_Exercise directions_: Include the line containing "const INK = '#222';" and all lines before it, repeated exactly from the listing below, without pictures.

----

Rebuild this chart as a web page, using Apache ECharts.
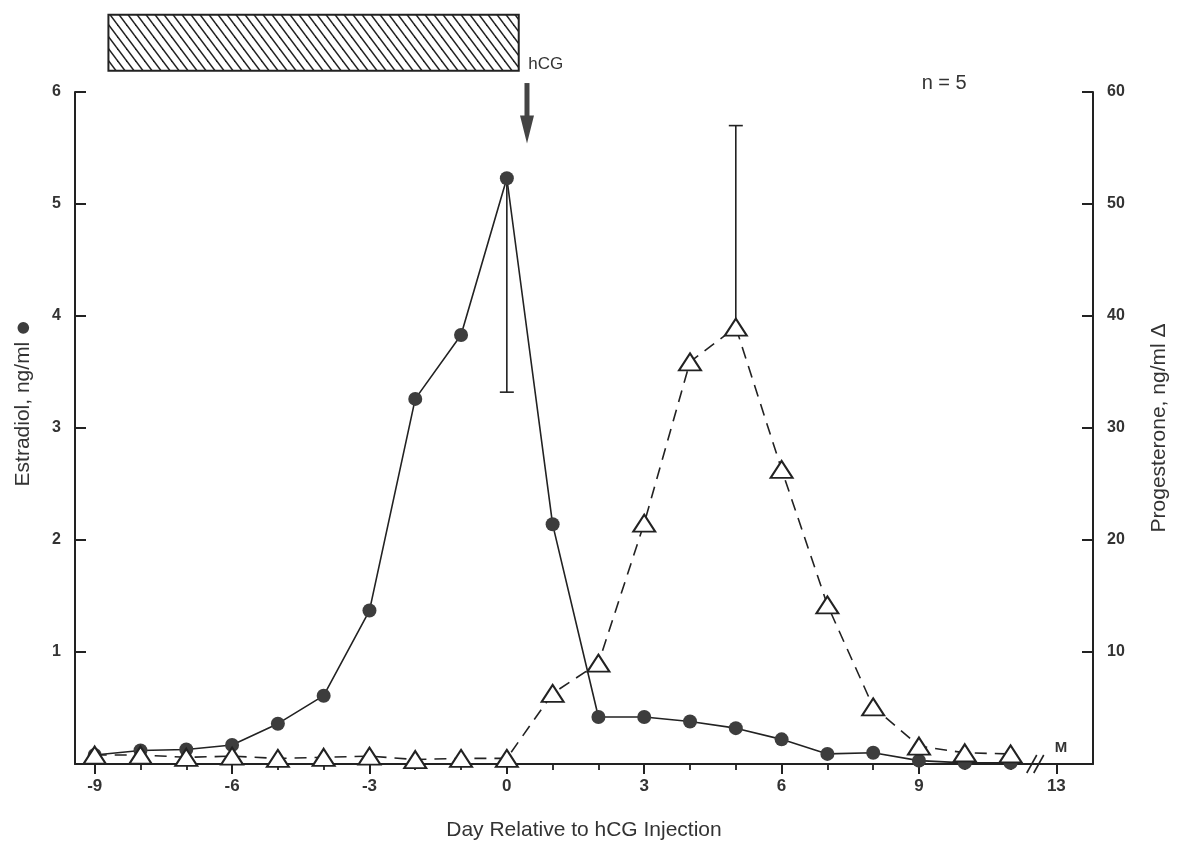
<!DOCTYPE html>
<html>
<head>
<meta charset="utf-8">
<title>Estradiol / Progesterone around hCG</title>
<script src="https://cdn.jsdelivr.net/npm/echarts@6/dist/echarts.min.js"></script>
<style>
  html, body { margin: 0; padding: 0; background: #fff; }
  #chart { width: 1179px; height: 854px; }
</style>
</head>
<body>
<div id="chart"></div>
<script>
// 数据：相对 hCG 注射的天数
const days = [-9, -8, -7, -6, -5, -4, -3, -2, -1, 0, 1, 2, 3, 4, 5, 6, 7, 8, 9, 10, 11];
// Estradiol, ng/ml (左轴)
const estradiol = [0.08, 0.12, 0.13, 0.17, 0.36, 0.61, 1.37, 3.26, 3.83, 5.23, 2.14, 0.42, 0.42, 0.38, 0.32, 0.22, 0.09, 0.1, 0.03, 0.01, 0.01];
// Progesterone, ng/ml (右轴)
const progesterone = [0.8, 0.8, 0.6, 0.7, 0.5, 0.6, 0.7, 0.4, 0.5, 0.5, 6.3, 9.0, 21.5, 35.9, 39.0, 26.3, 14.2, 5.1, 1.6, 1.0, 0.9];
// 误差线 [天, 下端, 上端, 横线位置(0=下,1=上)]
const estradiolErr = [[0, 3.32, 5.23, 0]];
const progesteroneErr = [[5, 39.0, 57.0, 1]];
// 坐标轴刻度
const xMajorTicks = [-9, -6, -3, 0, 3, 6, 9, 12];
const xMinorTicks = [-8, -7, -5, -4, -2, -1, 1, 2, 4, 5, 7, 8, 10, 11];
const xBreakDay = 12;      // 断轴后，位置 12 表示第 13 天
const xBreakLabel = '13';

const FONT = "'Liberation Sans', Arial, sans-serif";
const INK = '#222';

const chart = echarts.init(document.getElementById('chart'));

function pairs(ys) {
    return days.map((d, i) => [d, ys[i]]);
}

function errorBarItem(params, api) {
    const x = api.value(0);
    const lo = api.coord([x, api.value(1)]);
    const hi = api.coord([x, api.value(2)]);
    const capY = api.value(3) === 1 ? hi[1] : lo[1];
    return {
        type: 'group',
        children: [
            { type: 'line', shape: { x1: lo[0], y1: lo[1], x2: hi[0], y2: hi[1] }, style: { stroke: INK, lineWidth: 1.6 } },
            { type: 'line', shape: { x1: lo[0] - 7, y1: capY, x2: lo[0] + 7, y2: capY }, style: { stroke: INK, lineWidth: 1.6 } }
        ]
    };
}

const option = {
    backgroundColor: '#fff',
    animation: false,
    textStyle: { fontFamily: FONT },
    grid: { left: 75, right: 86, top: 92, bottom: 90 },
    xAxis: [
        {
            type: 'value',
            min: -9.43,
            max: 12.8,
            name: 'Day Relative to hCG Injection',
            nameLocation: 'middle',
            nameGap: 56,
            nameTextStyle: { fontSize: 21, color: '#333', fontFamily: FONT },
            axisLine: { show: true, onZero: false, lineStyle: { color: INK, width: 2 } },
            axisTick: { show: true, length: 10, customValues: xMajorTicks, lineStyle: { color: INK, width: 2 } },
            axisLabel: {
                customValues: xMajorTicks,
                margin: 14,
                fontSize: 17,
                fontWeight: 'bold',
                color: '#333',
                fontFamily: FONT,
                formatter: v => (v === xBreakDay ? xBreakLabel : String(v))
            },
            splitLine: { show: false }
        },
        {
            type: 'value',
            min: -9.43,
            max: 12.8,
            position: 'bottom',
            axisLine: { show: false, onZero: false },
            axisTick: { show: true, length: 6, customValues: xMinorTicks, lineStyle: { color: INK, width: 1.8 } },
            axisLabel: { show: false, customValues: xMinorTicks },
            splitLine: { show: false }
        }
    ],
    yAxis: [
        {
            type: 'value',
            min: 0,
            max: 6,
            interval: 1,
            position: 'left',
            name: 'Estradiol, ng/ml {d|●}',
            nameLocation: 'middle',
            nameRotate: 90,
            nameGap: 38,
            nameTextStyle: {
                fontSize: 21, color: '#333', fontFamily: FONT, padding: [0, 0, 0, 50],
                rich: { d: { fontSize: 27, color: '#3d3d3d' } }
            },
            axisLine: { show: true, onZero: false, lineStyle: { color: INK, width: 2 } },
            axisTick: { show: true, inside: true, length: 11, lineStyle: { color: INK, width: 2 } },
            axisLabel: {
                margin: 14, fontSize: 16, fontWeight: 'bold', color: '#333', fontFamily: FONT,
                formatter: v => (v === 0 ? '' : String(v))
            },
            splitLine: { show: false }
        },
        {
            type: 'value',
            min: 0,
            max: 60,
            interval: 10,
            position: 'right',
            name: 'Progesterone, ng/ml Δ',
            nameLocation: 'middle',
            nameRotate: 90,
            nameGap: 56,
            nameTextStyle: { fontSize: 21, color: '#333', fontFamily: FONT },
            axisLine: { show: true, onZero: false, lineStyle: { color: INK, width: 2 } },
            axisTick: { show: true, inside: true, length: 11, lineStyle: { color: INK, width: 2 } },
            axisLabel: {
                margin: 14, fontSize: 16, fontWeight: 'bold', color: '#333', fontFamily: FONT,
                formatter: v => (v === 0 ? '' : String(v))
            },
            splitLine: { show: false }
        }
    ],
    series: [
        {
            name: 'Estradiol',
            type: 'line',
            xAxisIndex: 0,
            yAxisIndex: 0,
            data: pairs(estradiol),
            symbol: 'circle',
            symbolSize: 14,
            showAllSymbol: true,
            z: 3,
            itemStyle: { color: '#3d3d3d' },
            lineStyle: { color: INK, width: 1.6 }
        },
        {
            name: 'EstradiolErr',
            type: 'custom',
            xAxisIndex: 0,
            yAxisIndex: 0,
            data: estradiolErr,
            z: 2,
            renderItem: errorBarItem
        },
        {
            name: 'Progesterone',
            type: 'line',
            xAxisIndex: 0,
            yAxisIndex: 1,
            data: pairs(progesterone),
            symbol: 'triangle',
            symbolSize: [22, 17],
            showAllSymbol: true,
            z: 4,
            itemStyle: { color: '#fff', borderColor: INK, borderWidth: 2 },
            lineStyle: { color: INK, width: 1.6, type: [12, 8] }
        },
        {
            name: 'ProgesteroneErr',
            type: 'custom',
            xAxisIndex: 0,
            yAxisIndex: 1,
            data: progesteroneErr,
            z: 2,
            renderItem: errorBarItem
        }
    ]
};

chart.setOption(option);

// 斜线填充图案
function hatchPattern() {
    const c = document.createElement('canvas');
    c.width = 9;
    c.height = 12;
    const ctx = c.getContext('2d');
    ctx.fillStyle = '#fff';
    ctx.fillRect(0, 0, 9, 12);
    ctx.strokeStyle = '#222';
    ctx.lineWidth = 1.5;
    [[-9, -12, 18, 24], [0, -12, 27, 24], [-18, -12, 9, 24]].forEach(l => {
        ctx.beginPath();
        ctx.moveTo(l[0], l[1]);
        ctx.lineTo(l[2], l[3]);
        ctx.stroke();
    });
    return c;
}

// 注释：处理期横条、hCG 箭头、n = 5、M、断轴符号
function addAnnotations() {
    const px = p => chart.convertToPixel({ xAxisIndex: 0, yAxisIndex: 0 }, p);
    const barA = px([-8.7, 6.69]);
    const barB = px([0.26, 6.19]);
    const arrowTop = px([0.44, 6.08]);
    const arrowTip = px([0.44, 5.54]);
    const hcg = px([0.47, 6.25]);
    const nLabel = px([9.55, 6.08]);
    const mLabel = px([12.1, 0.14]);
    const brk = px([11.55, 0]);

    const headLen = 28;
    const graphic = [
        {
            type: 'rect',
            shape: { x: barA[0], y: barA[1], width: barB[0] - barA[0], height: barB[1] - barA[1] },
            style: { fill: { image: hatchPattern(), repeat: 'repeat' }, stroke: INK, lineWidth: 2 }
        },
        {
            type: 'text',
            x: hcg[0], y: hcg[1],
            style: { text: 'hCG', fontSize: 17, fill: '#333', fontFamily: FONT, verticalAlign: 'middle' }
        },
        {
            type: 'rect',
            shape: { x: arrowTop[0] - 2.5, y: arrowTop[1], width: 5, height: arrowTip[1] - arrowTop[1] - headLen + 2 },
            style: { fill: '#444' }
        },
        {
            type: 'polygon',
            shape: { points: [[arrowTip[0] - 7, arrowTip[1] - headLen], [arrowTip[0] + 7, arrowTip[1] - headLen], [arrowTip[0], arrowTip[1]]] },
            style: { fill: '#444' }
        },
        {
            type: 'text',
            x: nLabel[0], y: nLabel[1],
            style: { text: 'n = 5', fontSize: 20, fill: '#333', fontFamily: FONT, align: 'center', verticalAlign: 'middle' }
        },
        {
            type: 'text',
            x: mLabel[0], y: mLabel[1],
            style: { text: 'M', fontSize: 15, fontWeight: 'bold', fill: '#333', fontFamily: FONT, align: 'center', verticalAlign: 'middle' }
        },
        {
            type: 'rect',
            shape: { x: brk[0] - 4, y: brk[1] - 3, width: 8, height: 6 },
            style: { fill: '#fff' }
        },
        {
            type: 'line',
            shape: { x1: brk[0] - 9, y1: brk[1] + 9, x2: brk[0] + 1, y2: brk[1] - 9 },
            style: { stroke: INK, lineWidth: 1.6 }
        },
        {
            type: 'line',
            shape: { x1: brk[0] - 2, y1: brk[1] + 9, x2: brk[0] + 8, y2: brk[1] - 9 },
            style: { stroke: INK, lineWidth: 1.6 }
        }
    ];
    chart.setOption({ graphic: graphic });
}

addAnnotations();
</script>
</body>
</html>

----

_Solution to this problem_:
Rebuild this chart as a web page, using Apache ECharts.
<!DOCTYPE html>
<html>
<head>
<meta charset="utf-8">
<title>Estradiol / Progesterone around hCG</title>
<script src="https://cdn.jsdelivr.net/npm/echarts@6/dist/echarts.min.js"></script>
<style>
  html, body { margin: 0; padding: 0; background: #fff; }
  #chart { width: 1179px; height: 854px; }
</style>
</head>
<body>
<div id="chart"></div>
<script>
// 数据：相对 hCG 注射的天数
const days = [-9, -8, -7, -6, -5, -4, -3, -2, -1, 0, 1, 2, 3, 4, 5, 6, 7, 8, 9, 10, 11];
// Estradiol, ng/ml (左轴)
const estradiol = [0.08, 0.12, 0.13, 0.17, 0.36, 0.61, 1.37, 3.26, 3.83, 5.23, 2.14, 0.42, 0.42, 0.38, 0.32, 0.22, 0.09, 0.1, 0.03, 0.01, 0.01];
// Progesterone, ng/ml (右轴)
const progesterone = [0.8, 0.8, 0.6, 0.7, 0.5, 0.6, 0.7, 0.4, 0.5, 0.5, 6.3, 9.0, 21.5, 35.9, 39.0, 26.3, 14.2, 5.1, 1.6, 1.0, 0.9];
// 误差线 [天, 下端, 上端, 横线位置(0=下,1=上)]
const estradiolErr = [[0, 3.32, 5.23, 0]];
const progesteroneErr = [[5, 39.0, 57.0, 1]];
// 坐标轴刻度
const xMajorTicks = [-9, -6, -3, 0, 3, 6, 9, 12];
const xMinorTicks = [-8, -7, -5, -4, -2, -1, 1, 2, 4, 5, 7, 8, 10, 11];
const xBreakDay = 12;      // 断轴后，位置 12 表示第 13 天
const xBreakLabel = '13';

const FONT = "'Liberation Sans', Arial, sans-serif";
const INK = '#222';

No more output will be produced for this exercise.